#### STATED PROBLEM:
Copy the listing below in full and skip every picture.

━━━━

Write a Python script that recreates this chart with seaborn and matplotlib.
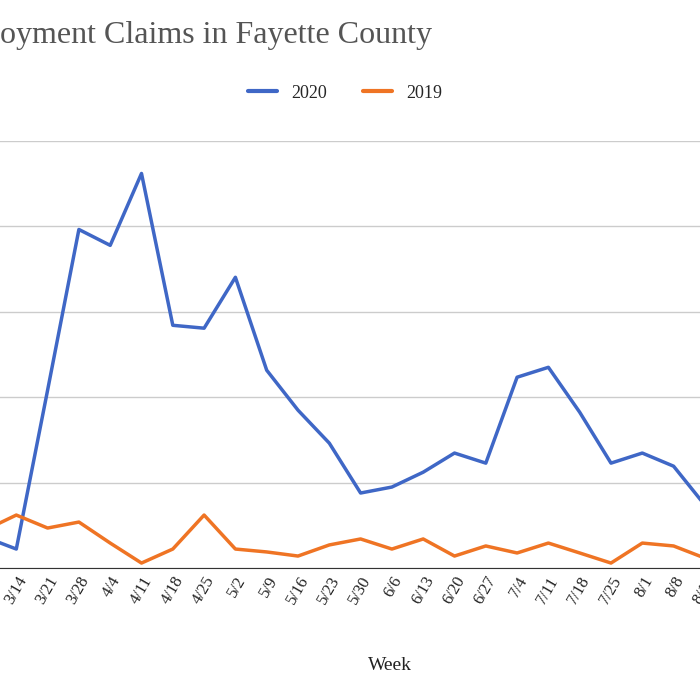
import matplotlib
matplotlib.use("Agg")
import matplotlib.pyplot as plt
import seaborn as sns
import pandas as pd

weeks = ["3/7","3/14","3/21","3/28","4/4","4/11","4/18","4/25","5/2","5/9","5/16","5/23",
         "5/30","6/6","6/13","6/20","6/27","7/4","7/11","7/18","7/25","8/1","8/8","8/15"]
claims_2020 = [181,111,1041,1982,1889,2310,1421,1404,1702,1158,924,731,
               439,474,561,673,614,1117,1175,912,614,673,596,368]
claims_2019 = [222,310,234,269,146,29,111,310,111,94,70,135,
               170,111,170,70,129,88,146,88,29,146,129,58]

sns.set_style("white")
plt.rcParams['font.family'] = ['Liberation Serif', 'DejaVu Serif']

df = pd.DataFrame({"Week": list(range(len(weeks))) * 2,
                   "Claims": claims_2020 + claims_2019,
                   "Year": ["2020"] * len(weeks) + ["2019"] * len(weeks)})

fig = plt.figure(figsize=(7, 7), dpi=100)
sp = 31.3
left_px = -15 - 0.5 * sp
right_px = -15 + 23.5 * sp
ax = fig.add_axes([left_px / 700, 1 - 568 / 700, (right_px - left_px) / 700, (568 - 141) / 700])
sns.lineplot(data=df, x="Week", y="Claims", hue="Year", palette={"2020": "#3f67c6", "2019": "#ef7424"},
             linewidth=2.5, ax=ax, legend=False)
ax.set_xlim(-0.5, 23.5)
ax.set_ylim(0, 2500)
ax.set_yticks([0, 500, 1000, 1500, 2000, 2500])
ax.yaxis.grid(True, color="#cccccc", linewidth=1)
ax.set_yticklabels([])
ax.tick_params(axis='y', length=0)
for s in ["top", "right", "left"]:
    ax.spines[s].set_visible(False)
ax.spines["bottom"].set_color("#333333")
ax.set_xticks(range(len(weeks)))
ax.set_xticklabels(weeks, rotation=60, ha="right", rotation_mode="anchor", fontsize=12, color="#222222")
ax.tick_params(axis='x', length=0, pad=4)
ax.set_xlabel("")
ax.set_ylabel("")
fig.text(390 / 700, 1 - 665 / 700, "Week", ha="center", va="center", fontsize=14, color="#222222")
fig.text(432 / 700, 1 - 35 / 700, "Unemployment Claims in Fayette County", ha="right", va="center",
         fontsize=23, color="#555555")
from matplotlib.lines import Line2D
handles = [Line2D([], [], color="#3f67c6", lw=3), Line2D([], [], color="#ef7424", lw=3)]
fig.legend(handles, ["2020", "2019"], loc="center", bbox_to_anchor=(345 / 700, 1 - 93 / 700), ncol=2,
           frameon=False, fontsize=13, handlelength=1.6, columnspacing=2.0)
fig.savefig("out.png", dpi=100)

━━━━

#### FINISHED TASK:
Write a Python script that recreates this chart with seaborn and matplotlib.
import matplotlib
matplotlib.use("Agg")
import matplotlib.pyplot as plt
import seaborn as sns
import pandas as pd

weeks = ["3/7","3/14","3/21","3/28","4/4","4/11","4/18","4/25","5/2","5/9","5/16","5/23",
         "5/30","6/6","6/13","6/20","6/27","7/4","7/11","7/18","7/25","8/1","8/8","8/15"]
claims_2020 = [181,111,1041,1982,1889,2310,1421,1404,1702,1158,924,731,
               439,474,561,673,614,1117,1175,912,614,673,596,368]
claims_2019 = [222,310,234,269,146,29,111,310,111,94,70,135,
               170,111,170,70,129,88,146,88,29,146,129,58]

sns.set_style("white")
plt.rcParams['font.family'] = ['Liberation Serif', 'DejaVu Serif']

df = pd.DataFrame({"Week": list(range(len(weeks))) * 2,
                   "Claims": claims_2020 + claims_2019,
                   "Year": ["2020"] * len(weeks) + ["2019"] * len(weeks)})

fig = plt.figure(figsize=(7, 7), dpi=100)
sp = 31.3
left_px = -15 - 0.5 * sp
right_px = -15 + 23.5 * sp
ax = fig.add_axes([left_px / 700, 1 - 568 / 700, (right_px - left_px) / 700, (568 - 141) / 700])
sns.lineplot(data=df, x="Week", y="Claims", hue="Year", palette={"2020": "#3f67c6", "2019": "#ef7424"},
             linewidth=2.5, ax=ax, legend=False)
ax.set_xlim(-0.5, 23.5)
ax.set_ylim(0, 2500)
ax.set_yticks([0, 500, 1000, 1500, 2000, 2500])
ax.yaxis.grid(True, color="#cccccc", linewidth=1)
ax.set_yticklabels([])
ax.tick_params(axis='y', length=0)
for s in ["top", "right", "left"]:
    ax.spines[s].set_visible(False)
ax.spines["bottom"].set_color("#333333")
ax.set_xticks(range(len(weeks)))
ax.set_xticklabels(weeks, rotation=60, ha="right", rotation_mode="anchor", fontsize=12, color="#222222")
ax.tick_params(axis='x', length=0, pad=4)
ax.set_xlabel("")
ax.set_ylabel("")
fig.text(390 / 700, 1 - 665 / 700, "Week", ha="center", va="center", fontsize=14, color="#222222")
fig.text(432 / 700, 1 - 35 / 700, "Unemployment Claims in Fayette County", ha="right", va="center",
         fontsize=23, color="#555555")
from matplotlib.lines import Line2D
handles = [Line2D([], [], color="#3f67c6", lw=3), Line2D([], [], color="#ef7424", lw=3)]
fig.legend(handles, ["2020", "2019"], loc="center", bbox_to_anchor=(345 / 700, 1 - 93 / 700), ncol=2,
           frameon=False, fontsize=13, handlelength=1.6, columnspacing=2.0)
fig.savefig("out.png", dpi=100)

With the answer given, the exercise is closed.